Like it or not, we’re being watched.
Whether going to the bank, to buy clothes or coffee, or on our way to the pool, at the border, surveillance cameras record our steps, and faces.
Even police officers have to mind how they act as people pull out cell phones and record encounters.
It’s unnerving, this perceived loss of privacy.
But it’s also necessary, foremost for safety, as a deterrent for crime, also to help maintain civil obedience. Just look at the role video played in all the charges stemming from last year’s Stanley Cup riot. You think many folks will be throwing garbage cans through store windows if the Canucks don’t win it all this year?
The riot alone proved just how untrustworthy people are.

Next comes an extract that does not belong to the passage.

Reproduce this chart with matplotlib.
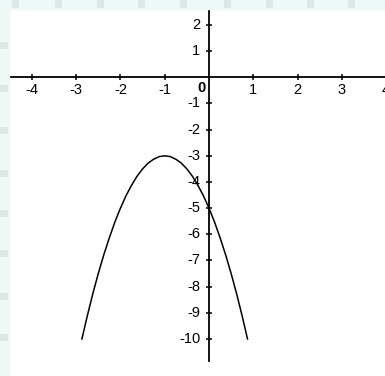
import matplotlib
matplotlib.use('Agg')
import matplotlib.pyplot as plt
from matplotlib.patches import Rectangle

# punkty paraboli
x_pts = [-2.87, -2.75, -2.625, -2.5, -2.375, -2.25, -2.125, -2.0, -1.875,
         -1.75, -1.625, -1.5, -1.375, -1.25, -1.125, -1.0, -0.875, -0.75,
         -0.625, -0.5, -0.375, -0.25, -0.125, 0.0, 0.125, 0.25, 0.375, 0.5,
         0.625, 0.75, 0.87]
y_pts = [-10.0, -9.13, -8.28, -7.5, -6.78, -6.13, -5.53, -5.0, -4.53,
         -4.13, -3.78, -3.5, -3.28, -3.13, -3.03, -3.0, -3.03, -3.13,
         -3.28, -3.5, -3.78, -4.13, -4.53, -5.0, -5.53, -6.13, -6.78, -7.5,
         -8.28, -9.13, -10.0]

x_ticks = [-4, -3, -2, -1, 1, 2, 3, 4]
y_ticks = [2, 1, -1, -2, -3, -4, -5, -6, -7, -8, -9, -10]

fig = plt.figure(figsize=(3.85, 3.76), dpi=100)
fig.patch.set_facecolor('white')

# pasek tla u gory i z lewej strony
W, H = 385, 376
fig.patches.append(Rectangle((0, 1 - 9 / H), 1, 9 / H, transform=fig.transFigure,
                             color='#eef8f7', zorder=0))
fig.patches.append(Rectangle((0, 0), 9 / W, 1, transform=fig.transFigure,
                             color='#eef8f7', zorder=0))
for px in [12, 55, 97, 138, 180, 224, 266, 307, 348]:
    fig.patches.append(Rectangle((px / W, 1 - 8 / H), 7 / W, 8 / H,
                                 transform=fig.transFigure, color='#c9d3d3',
                                 alpha=0.45, lw=0, zorder=0))
for py in [42, 85, 127, 170, 210, 250, 293, 334]:
    fig.patches.append(Rectangle((0, 1 - (py + 7) / H), 8 / W, 7 / H,
                                 transform=fig.transFigure, color='#c9d3d3',
                                 alpha=0.45, lw=0, zorder=0))

ax = fig.add_axes([9 / W, 0, 1 - 9 / W, 1 - 9 / H])
ax.set_facecolor('white')
ax.set_xlim(-4.516, 3.974)
ax.set_ylim(-11.414, 2.61)
ax.axis('off')

# osie ukladu
ax.plot([-4.516, 3.974], [0, 0], color='black', lw=1.3)
ax.plot([0, 0], [2.57, -10.84], color='black', lw=1.3)

# znaczniki
ax.plot(x_ticks, [0] * len(x_ticks), ls='none', marker='|', ms=4.5,
        mew=1.1, color='black')
ax.plot([0] * len(y_ticks), y_ticks, ls='none', marker='_', ms=4.5,
        mew=1.1, color='black')

font = dict(family='Liberation Sans', fontsize=10.5, color='black')
for t in x_ticks:
    ax.text(t, -0.48, str(t), ha='center', va='center', **font)
for t in y_ticks:
    ax.text(-0.2, t, str(t), ha='right', va='center', **font)
ax.text(-0.16, -0.42, '0', ha='center', va='center', fontweight='bold', **font)

# wykres funkcji
ax.plot(x_pts, y_pts, color='black', lw=1.1)

fig.savefig('out.png', dpi=100)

Businesses in downtown Maple Ridge know all about that.
Still, people have a right to know they are being recorded.
Federal and B.C. privacy laws require businesses to post signs telling the public if they’re being surveilled. Some comply, others not fully.
Regardless, with advancing technology, and being so economical, the commercial use of video surveillance is now commonplace.
But where does our right to privacy start? Where does it end? Once we lock the front door?
We’re at the point it’s safe to assume and accept that many if not most of our movements in public are being recorded.
That make some people uncomfortable.
For others, if you’re doing nothing wrong, doing what you believe in, does it matter who’s watching? What can you do about it?
If would be ideal if surveillance wasn’t so prevalent. But there will always be people looking to take advantage of others, take from them, and those are the ones we need to watch.
For the rest, however, put up a sign, at least tell people they’re being recorded.